■ **Exercise goal**
Return exactly the lines of the entries that start at the line containing "Give me the React, TypeScript and D3.js" and continue to the last line. Omit the pictures.

Code that draws figures:

** Start **

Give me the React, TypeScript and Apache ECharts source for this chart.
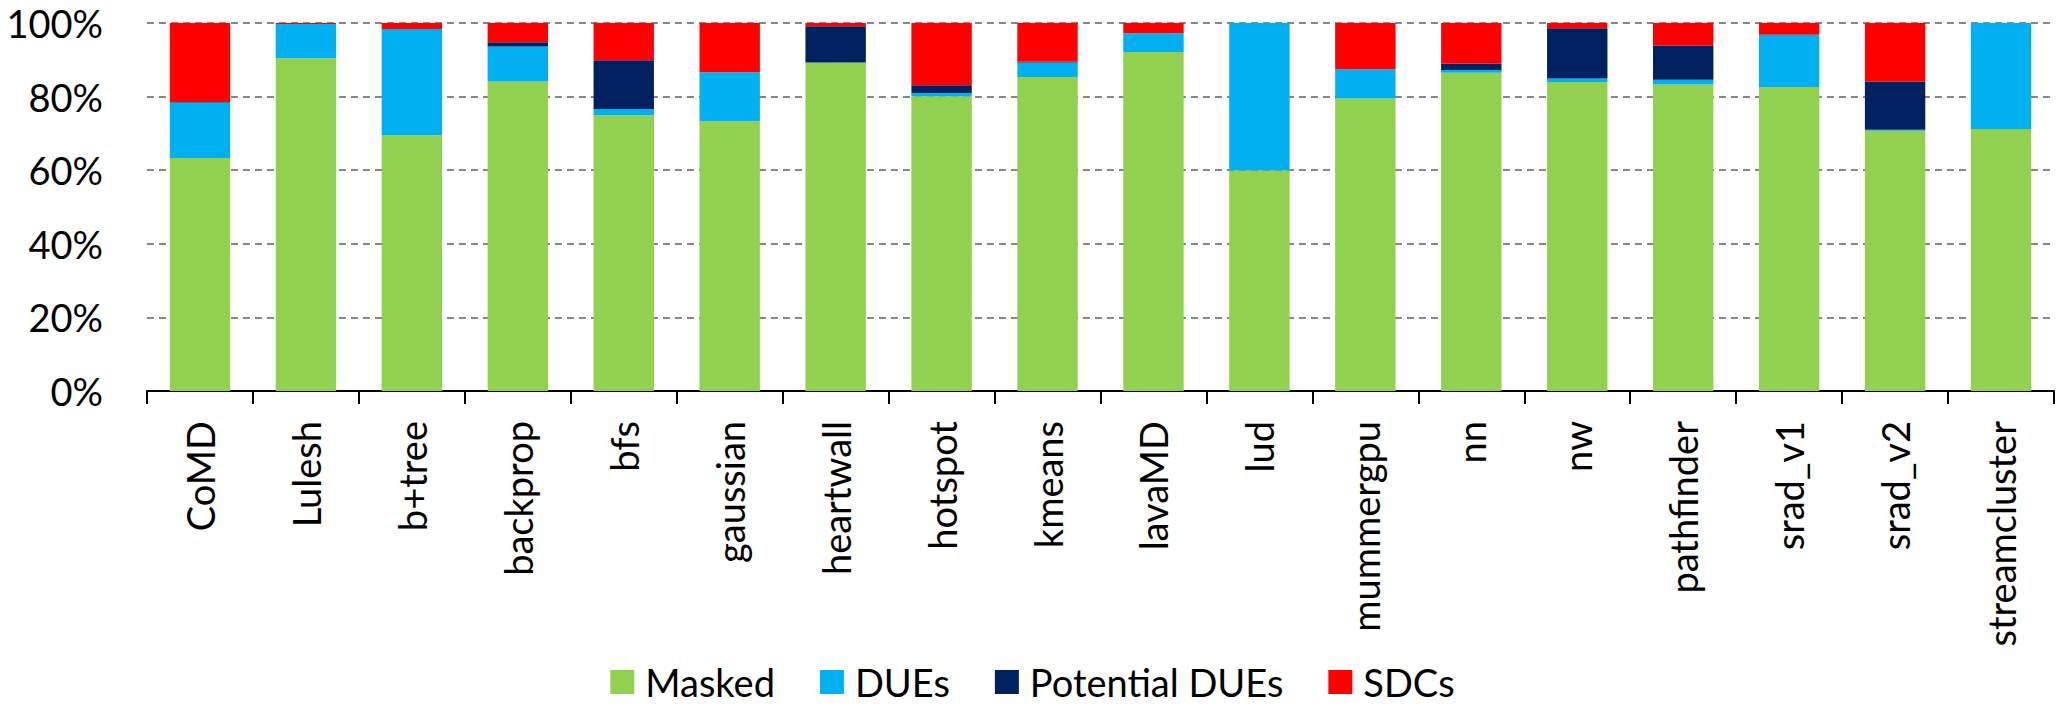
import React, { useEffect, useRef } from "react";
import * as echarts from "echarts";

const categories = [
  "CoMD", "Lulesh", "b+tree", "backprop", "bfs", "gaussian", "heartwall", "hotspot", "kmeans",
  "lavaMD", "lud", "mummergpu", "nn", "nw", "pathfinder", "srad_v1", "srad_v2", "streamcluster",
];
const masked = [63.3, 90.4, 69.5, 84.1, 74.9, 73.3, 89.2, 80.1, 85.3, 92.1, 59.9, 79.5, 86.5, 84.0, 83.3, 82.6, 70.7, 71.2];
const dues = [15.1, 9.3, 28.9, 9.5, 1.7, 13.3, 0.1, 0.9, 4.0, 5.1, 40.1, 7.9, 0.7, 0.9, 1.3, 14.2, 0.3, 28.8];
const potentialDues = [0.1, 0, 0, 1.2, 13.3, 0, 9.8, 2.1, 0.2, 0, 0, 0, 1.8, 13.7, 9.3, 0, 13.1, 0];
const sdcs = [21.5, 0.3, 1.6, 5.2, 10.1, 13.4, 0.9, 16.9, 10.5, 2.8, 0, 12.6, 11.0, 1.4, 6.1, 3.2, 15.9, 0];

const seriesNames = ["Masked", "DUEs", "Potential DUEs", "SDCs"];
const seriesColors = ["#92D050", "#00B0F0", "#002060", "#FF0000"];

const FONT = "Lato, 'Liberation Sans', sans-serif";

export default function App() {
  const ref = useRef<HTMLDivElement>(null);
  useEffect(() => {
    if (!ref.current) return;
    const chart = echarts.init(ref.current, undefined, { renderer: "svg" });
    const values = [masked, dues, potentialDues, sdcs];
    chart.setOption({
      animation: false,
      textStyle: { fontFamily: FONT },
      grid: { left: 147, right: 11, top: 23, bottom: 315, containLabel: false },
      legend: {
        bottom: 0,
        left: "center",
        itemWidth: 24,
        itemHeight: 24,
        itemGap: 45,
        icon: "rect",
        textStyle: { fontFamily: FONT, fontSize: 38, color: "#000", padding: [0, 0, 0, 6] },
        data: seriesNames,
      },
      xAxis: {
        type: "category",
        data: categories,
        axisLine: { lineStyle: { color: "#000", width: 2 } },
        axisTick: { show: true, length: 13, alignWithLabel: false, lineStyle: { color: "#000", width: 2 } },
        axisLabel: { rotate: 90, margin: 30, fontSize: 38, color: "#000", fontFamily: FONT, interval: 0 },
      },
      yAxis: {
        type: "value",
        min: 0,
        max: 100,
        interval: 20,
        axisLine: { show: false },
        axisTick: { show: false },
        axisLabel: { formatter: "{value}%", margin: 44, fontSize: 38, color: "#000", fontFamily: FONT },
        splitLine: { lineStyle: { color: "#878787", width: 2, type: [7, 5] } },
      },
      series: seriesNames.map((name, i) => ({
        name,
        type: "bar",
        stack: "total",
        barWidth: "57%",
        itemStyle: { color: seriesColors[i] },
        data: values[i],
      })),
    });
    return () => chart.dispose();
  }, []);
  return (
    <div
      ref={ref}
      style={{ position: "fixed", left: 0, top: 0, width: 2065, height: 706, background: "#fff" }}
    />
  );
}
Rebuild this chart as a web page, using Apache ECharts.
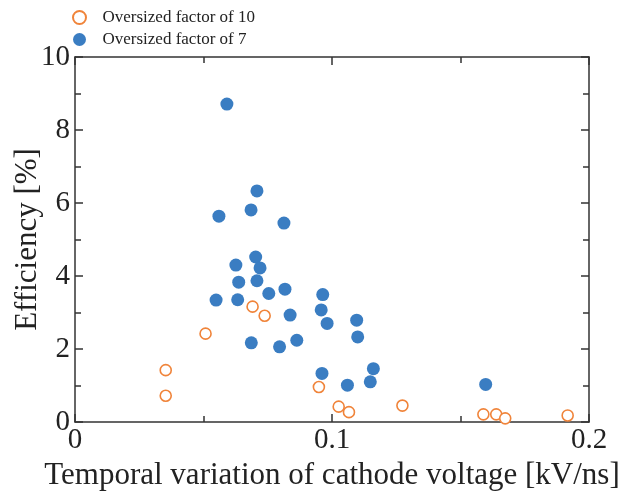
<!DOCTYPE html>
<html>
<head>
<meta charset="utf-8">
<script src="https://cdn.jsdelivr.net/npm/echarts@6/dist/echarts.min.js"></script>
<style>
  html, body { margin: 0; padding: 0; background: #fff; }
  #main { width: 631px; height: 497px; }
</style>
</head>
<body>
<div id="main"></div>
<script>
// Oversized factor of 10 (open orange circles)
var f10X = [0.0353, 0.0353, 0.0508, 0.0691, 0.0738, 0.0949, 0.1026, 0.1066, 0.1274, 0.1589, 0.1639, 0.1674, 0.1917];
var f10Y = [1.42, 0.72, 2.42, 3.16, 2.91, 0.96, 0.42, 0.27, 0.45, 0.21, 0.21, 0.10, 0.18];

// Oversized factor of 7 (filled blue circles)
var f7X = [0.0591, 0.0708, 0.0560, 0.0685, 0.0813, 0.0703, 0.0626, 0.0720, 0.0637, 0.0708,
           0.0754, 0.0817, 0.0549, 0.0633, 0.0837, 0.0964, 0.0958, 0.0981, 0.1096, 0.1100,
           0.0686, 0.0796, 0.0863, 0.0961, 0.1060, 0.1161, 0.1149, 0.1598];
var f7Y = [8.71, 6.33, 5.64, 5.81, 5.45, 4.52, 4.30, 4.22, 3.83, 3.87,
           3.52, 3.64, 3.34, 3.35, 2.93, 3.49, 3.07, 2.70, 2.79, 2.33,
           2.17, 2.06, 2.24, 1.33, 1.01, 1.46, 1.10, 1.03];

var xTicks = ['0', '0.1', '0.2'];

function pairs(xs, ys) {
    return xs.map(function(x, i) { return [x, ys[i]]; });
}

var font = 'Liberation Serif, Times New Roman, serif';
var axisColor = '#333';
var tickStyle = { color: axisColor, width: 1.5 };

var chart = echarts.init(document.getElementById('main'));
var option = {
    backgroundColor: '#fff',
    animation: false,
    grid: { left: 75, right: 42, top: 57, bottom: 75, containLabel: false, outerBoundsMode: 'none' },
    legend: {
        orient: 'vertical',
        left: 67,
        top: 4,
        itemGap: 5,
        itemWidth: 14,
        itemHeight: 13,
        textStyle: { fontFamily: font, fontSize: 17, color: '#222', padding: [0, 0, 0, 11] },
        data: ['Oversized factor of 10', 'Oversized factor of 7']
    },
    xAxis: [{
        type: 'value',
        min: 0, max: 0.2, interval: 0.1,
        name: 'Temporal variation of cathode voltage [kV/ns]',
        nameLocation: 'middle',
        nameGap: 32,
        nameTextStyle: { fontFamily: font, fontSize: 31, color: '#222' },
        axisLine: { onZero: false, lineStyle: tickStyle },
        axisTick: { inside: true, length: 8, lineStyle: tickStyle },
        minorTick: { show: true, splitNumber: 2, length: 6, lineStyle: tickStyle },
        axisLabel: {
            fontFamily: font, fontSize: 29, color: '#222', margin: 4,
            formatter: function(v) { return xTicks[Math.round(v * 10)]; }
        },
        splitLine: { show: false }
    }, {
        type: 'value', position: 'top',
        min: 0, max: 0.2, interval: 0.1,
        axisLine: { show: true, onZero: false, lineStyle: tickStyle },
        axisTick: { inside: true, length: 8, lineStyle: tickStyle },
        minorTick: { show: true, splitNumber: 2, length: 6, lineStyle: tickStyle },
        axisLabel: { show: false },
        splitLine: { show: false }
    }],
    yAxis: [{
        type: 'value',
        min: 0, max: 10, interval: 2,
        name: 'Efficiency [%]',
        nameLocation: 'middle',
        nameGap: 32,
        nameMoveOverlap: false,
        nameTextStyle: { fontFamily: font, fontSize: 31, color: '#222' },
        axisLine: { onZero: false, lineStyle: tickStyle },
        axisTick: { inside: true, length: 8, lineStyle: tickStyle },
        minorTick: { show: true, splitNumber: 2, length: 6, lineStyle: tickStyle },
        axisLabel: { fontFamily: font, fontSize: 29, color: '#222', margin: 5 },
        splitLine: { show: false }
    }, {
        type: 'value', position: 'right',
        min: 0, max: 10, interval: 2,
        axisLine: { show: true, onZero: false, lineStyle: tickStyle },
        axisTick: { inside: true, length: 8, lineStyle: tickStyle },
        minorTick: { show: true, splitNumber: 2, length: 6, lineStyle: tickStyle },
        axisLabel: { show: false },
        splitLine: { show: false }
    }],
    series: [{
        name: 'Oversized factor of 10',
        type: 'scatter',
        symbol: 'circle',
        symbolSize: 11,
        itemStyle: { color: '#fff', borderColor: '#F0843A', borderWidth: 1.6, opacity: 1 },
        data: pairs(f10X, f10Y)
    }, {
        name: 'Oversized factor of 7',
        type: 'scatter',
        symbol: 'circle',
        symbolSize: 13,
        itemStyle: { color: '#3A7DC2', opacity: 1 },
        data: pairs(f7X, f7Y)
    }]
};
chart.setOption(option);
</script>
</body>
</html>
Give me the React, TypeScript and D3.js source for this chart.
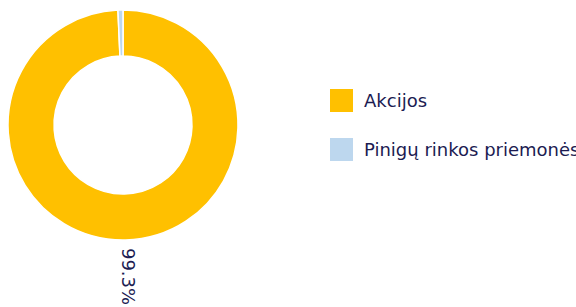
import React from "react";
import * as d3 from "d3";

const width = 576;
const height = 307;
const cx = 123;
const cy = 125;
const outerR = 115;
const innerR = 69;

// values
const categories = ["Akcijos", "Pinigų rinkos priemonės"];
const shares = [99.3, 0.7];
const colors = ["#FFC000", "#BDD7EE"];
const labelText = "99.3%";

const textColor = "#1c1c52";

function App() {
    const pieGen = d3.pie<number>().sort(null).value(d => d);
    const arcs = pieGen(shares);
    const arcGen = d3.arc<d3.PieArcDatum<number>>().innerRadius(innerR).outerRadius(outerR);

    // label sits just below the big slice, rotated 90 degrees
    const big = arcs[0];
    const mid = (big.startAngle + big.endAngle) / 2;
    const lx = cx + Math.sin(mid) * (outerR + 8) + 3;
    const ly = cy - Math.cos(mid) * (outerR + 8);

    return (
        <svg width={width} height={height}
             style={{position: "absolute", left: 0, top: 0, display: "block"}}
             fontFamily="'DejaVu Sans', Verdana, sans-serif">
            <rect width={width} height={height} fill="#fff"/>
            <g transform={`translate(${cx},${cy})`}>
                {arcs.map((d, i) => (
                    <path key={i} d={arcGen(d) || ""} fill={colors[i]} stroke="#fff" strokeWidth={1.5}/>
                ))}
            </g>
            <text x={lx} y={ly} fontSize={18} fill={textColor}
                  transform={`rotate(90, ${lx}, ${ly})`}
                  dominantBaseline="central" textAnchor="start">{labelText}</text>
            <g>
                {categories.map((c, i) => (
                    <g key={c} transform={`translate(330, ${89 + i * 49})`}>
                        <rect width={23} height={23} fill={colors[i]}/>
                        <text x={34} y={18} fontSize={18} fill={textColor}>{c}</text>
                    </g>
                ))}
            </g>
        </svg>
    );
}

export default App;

** End **

■ **Correct result**
Give me the React, TypeScript and D3.js source for this chart.
import React from "react";
import * as d3 from "d3";

const width = 576;
const height = 307;
const cx = 123;
const cy = 125;
const outerR = 115;
const innerR = 69;

// values
const categories = ["Akcijos", "Pinigų rinkos priemonės"];
const shares = [99.3, 0.7];
const colors = ["#FFC000", "#BDD7EE"];
const labelText = "99.3%";

const textColor = "#1c1c52";

function App() {
    const pieGen = d3.pie<number>().sort(null).value(d => d);
    const arcs = pieGen(shares);
    const arcGen = d3.arc<d3.PieArcDatum<number>>().innerRadius(innerR).outerRadius(outerR);

    // label sits just below the big slice, rotated 90 degrees
    const big = arcs[0];
    const mid = (big.startAngle + big.endAngle) / 2;
    const lx = cx + Math.sin(mid) * (outerR + 8) + 3;
    const ly = cy - Math.cos(mid) * (outerR + 8);

    return (
        <svg width={width} height={height}
             style={{position: "absolute", left: 0, top: 0, display: "block"}}
             fontFamily="'DejaVu Sans', Verdana, sans-serif">
            <rect width={width} height={height} fill="#fff"/>
            <g transform={`translate(${cx},${cy})`}>
                {arcs.map((d, i) => (
                    <path key={i} d={arcGen(d) || ""} fill={colors[i]} stroke="#fff" strokeWidth={1.5}/>
                ))}
            </g>
            <text x={lx} y={ly} fontSize={18} fill={textColor}
                  transform={`rotate(90, ${lx}, ${ly})`}
                  dominantBaseline="central" textAnchor="start">{labelText}</text>
            <g>
                {categories.map((c, i) => (
                    <g key={c} transform={`translate(330, ${89 + i * 49})`}>
                        <rect width={23} height={23} fill={colors[i]}/>
                        <text x={34} y={18} fontSize={18} fill={textColor}>{c}</text>
                    </g>
                ))}
            </g>
        </svg>
    );
}

export default App;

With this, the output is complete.